Yesterday, the topic of the Morrison’s attempt at a population quick fix — by cutting migration rates by 30,000 — proved a divisive one. While many readers agreed with Bernard Keane that it’s not the course-correction we need, many also argued that it wasn’t in the wrong ballpark, while others discussed the issues of asset mismanagement that have led us to this point. Elsewhere, readers found more unity in the topic of ABC independence.
john kotsopoulos writes: The failure to properly fund tertiary education has forced tertiary institutions to look for “business opportunities”. This has brought in plane loads of overseas students leading to the infrastructure bottlenecks that Morrison is trying to address in his customary slipshod fashion. What we have at the moment is a zero sum game being played out before an increasingly frustrated and annoyed electorate. Start funding tertiary education properly and take the pressure off colleges and universities to find revenue from overseas students.

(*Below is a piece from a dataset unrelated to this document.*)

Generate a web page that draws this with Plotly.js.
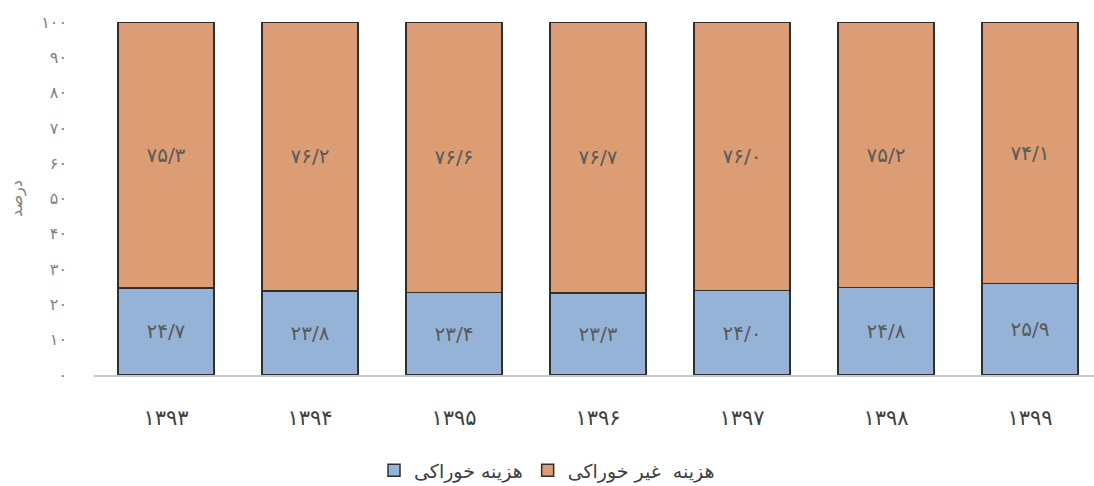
<!DOCTYPE html>
<html><head><meta charset="utf-8">
<script src="https://cdn.plot.ly/plotly-3.0.1.min.js"></script>
<style>html,body{margin:0;padding:0;background:#fff}#chart{width:1094px;height:486px}</style>
</head><body><div id="chart"></div>
<script>
var years = ['۱۳۹۳','۱۳۹۴','۱۳۹۵','۱۳۹۶','۱۳۹۷','۱۳۹۸','۱۳۹۹'];
var foodCost = [24.7, 23.8, 23.4, 23.3, 24.0, 24.8, 25.9];
var nonFoodCost = [75.3, 76.2, 76.6, 76.7, 76.0, 75.2, 74.1];
var seriesNames = ['هزینه خوراکی', 'هزینه  غیر خوراکی'];
var yTickVals = [0,10,20,30,40,50,60,70,80,90,100];

function fa(s){ return String(s).replace(/[0-9]/g, function(d){ return '۰۱۲۳۴۵۶۷۸۹'[+d]; }); }
function lbl(v){ return fa(v.toFixed(1)).replace('.', '/'); }

var font = 'DejaVu Sans, Noto Sans, sans-serif';
var common = {
  type:'bar', x: years, textposition:'inside', insidetextanchor:'middle',
  textfont:{family:font, size:20, color:'#595959'}, hoverinfo:'skip',
  constraintext:'none'
};
var t1 = Object.assign({}, common, {
  y: foodCost, name: seriesNames[0], text: foodCost.map(lbl),
  marker:{color:'#95b3d7', line:{color:'#2f2f2f', width:1.5}}
});
var t2 = Object.assign({}, common, {
  y: nonFoodCost, name: seriesNames[1], text: nonFoodCost.map(lbl),
  marker:{color:'#dc9d74', line:{color:'#2f2f2f', width:1.5}}
});

var layout = {
  width:1094, height:486, barmode:'stack', bargap:0.333,
  margin:{l:94, r:0, t:22, b:111, autoexpand:false},
  paper_bgcolor:'#fff', plot_bgcolor:'#fff', showlegend:true,
  font:{family:font},
  xaxis:{type:'category', range:[-0.5, 6.444], showgrid:false, zeroline:false,
    showline:true, linecolor:'#c8c8c8', linewidth:1.5, ticks:'',
    tickfont:{family:font, size:21, color:'#404040'}, ticklabelstandoff:23},
  yaxis:{range:[0,100], showgrid:false, zeroline:false, showline:false,
    tickvals:yTickVals, ticktext:yTickVals.map(fa), ticks:'',
    tickfont:{family:font, size:16, color:'#7f7f7f'}, ticklabelstandoff:26,
    title:{text:'درصد', font:{family:font, size:16, color:'#7f7f7f'}, standoff:14}},
  legend:{orientation:'h', x:0.453, xanchor:'center', y:-0.27, yanchor:'middle',
    traceorder:'normal', font:{family:font, size:19, color:'#404040'}, itemwidth:30}
};
Plotly.newPlot('chart', [t1, t2], layout, {displayModeBar:false, staticPlot:true});
</script></body></html>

Asking for a Friend writes: “Asset recycling” — call it what it is, privatisation — was hardly a successful program. It took publicly owned infrastructure, sold it to big corporates who now “tax” users with tolls and fees or (worse) government subsidies calculated using bizarre formulae and opaque contracts. Then “asset recycling” took the proceeds and used it to fund things like motorways and other infrastructure operated by the private sector under similarly opaque contracts and minimal opportunities for community consultation.
Kimba writes: Whilst I agree that a 30,000 reduction in permanent visas isn’t the answer, we do need to population planning. Our net overseas intake is the obvious lever. Figuring out the mix in terms of reductions is difficult but it has to be done.

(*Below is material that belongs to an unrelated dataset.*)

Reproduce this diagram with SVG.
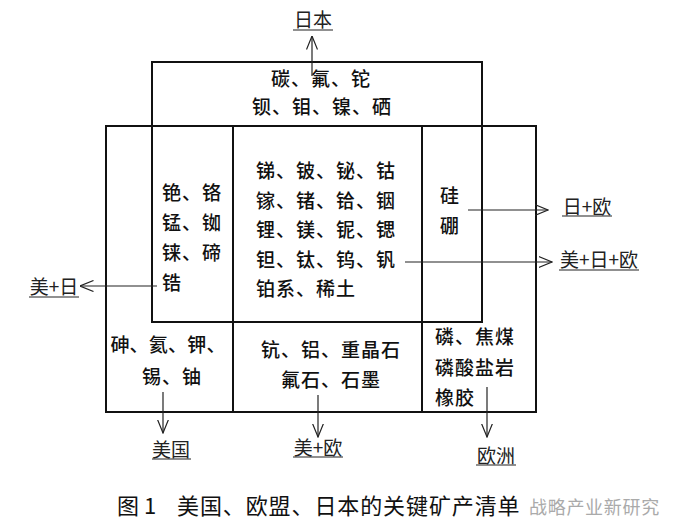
<svg xmlns="http://www.w3.org/2000/svg" width="675" height="531" viewBox="0 0 675 531">
<style>
.t{font-family:"Noto Sans CJK SC","Liberation Sans",sans-serif;font-size:19px;font-weight:500;letter-spacing:1px;fill:#111}
.c{text-anchor:middle}
.box{fill:none;stroke:#111;stroke-width:2}
.ln{stroke:#111;stroke-width:2}
.ar{stroke:#222;stroke-width:1.2;fill:none;marker-end:url(#ah)}
.ul{stroke:#222;stroke-width:1.2}
.lb{font-family:"Noto Sans CJK SC","Liberation Sans",sans-serif;font-size:19px;fill:#222;text-anchor:middle}
.cap{font-family:"Noto Sans CJK SC","Liberation Sans",sans-serif;font-size:22px;fill:#111}
.wm{font-family:"Noto Sans CJK SC","Liberation Sans",sans-serif;font-size:18px;fill:#aaa;letter-spacing:0.7px}
</style>
<defs>
<marker id="ah" markerUnits="userSpaceOnUse" viewBox="0 0 14 12" refX="13.5" refY="6" markerWidth="14" markerHeight="12" orient="auto">
<path d="M0,0.5 L13.5,6 L0,11.5" fill="none" stroke="#222" stroke-width="1.2"/>
</marker>
</defs>
<rect width="675" height="531" fill="#fff"/>

<g id="japan">
<rect class="box" x="152" y="62" width="330" height="260"/>
<text class="t c" x="321" y="86">碳、氟、铊</text>
<text class="t c" x="322" y="114">钡、钼、镍、硒</text>
</g>

<g id="frame">
<rect class="box" x="106" y="126" width="430" height="286"/>
<line class="ln" x1="233" y1="126" x2="233" y2="412"/>
<line class="ln" x1="422" y1="126" x2="422" y2="412"/>
</g>

<g id="us-japan">
<text class="t" x="162" y="200">铯、铬</text>
<text class="t" x="162" y="230">锰、铷</text>
<text class="t" x="162" y="260">铼、碲</text>
<text class="t" x="162" y="290">锆</text>
</g>

<g id="all">
<text class="t" x="256" y="178">锑、铍、铋、钴</text>
<text class="t" x="256" y="208">镓、锗、铪、铟</text>
<text class="t" x="256" y="237">锂、镁、铌、锶</text>
<text class="t" x="256" y="267">钽、钛、钨、钒</text>
<text class="t" x="256" y="296">铂系、稀土</text>
</g>

<g id="japan-eu">
<text class="t" x="440" y="203">硅</text>
<text class="t" x="440" y="233">硼</text>
</g>

<g id="us">
<text class="t c" x="168" y="352" style="letter-spacing:0.2px">砷、氦、钾、</text>
<text class="t c" x="172" y="384">锡、铀</text>
</g>

<g id="us-eu">
<text class="t c" x="331" y="357">钪、铝、重晶石</text>
<text class="t c" x="331" y="387">氟石、石墨</text>
</g>

<g id="eu">
<text class="t" x="435" y="344">磷、焦煤</text>
<text class="t" x="435" y="375">磷酸盐岩</text>
<text class="t" x="435" y="405">橡胶</text>
</g>

<g id="connectors">
<line class="ar" x1="312" y1="76" x2="312" y2="36"/>
<line class="ar" x1="157" y1="286" x2="80" y2="286"/>
<line class="ar" x1="468" y1="210" x2="548" y2="210"/>
<line class="ar" x1="405" y1="262" x2="552" y2="262"/>
<line class="ar" x1="163" y1="392" x2="163" y2="433"/>
<line class="ar" x1="318" y1="395" x2="318" y2="437"/>
<line class="ar" x1="487" y1="387" x2="487" y2="437"/>
</g>

<g id="labels">
<text class="lb" x="313" y="27">日本</text>
<line class="ul" x1="293" y1="30" x2="333" y2="30"/>
<text class="lb" x="54" y="294">美+日</text>
<line class="ul" x1="29" y1="297" x2="79" y2="297"/>
<text class="lb" x="587" y="214">日+欧</text>
<line class="ul" x1="562" y1="216" x2="612" y2="216"/>
<text class="lb" x="599" y="267">美+日+欧</text>
<line class="ul" x1="559" y1="270" x2="639" y2="270"/>
<text class="lb" x="171" y="457">美国</text>
<line class="ul" x1="152" y1="459" x2="191" y2="459"/>
<text class="lb" x="318" y="455">美+欧</text>
<line class="ul" x1="293" y1="457" x2="343" y2="457"/>
<text class="lb" x="496" y="463">欧洲</text>
<line class="ul" x1="476" y1="465" x2="516" y2="465"/>
</g>

<g id="caption">
<text class="cap" x="117" y="514">图 1</text>
<text class="cap" x="177" y="514" style="letter-spacing:0.9px">美国、欧盟、日本的关键矿产清单</text>
<text class="wm" x="529" y="514">战略产业新研究</text>
</g>
</svg>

Robert Garnett writes: We need to cut immigration to well below 100,000 net per year and instead of bringing in rich foreigners, start bringing in refugees. With the world on the cusp of catastrophic climate change for island people, Bangladesh and Africa we need plenty of practice in looking after genuine refugees, because there will be not 30,000 of them, not 300,000, of them not even 3 million.

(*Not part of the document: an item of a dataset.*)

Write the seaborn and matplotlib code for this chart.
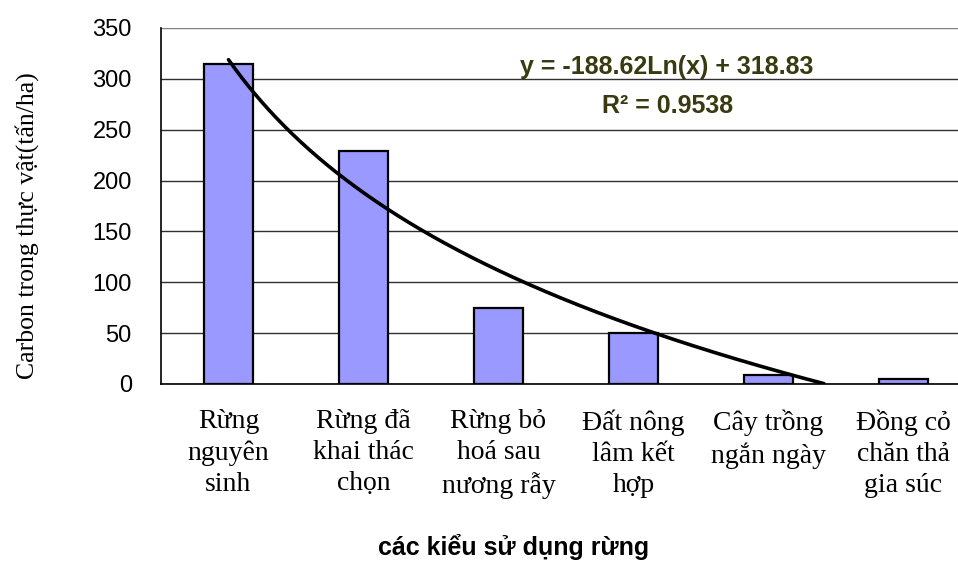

Lucile Rogers writes: As a public broadcaster, the ABC is not fulfilling its charter if it is not upsetting the government of the day! The ABC is not a state broadcaster. Unless the ABC is led by people who know this and fiercely protect its programmers from government interference then the ABC is doomed. Michelle Guthrie and Justin Milne knew nothing about public broadcasting. Perhaps the way to protect the ABC is for the Board to be comprised of a majority of people with public broadcasting experience, elected by an independent selection committee.
Draco Houston writes: Maybe something good can still come of Milne and Guthrie. Mistakes into miracles.
Rosmary Jacob writes: If the ABC is expected to provide balanced commentary, then of course funding must be guaranteed to prevent political interference. Those who would admit to being well left of centre complain that the ABC does not criticise government policies effectively. Those who are staunchly right of centre claim the ABC is a bunch of lefties. Ergo — the ABC is balanced! But the current government hold the purse strings so funding must be guaranteed to ensure the ABC remains balanced.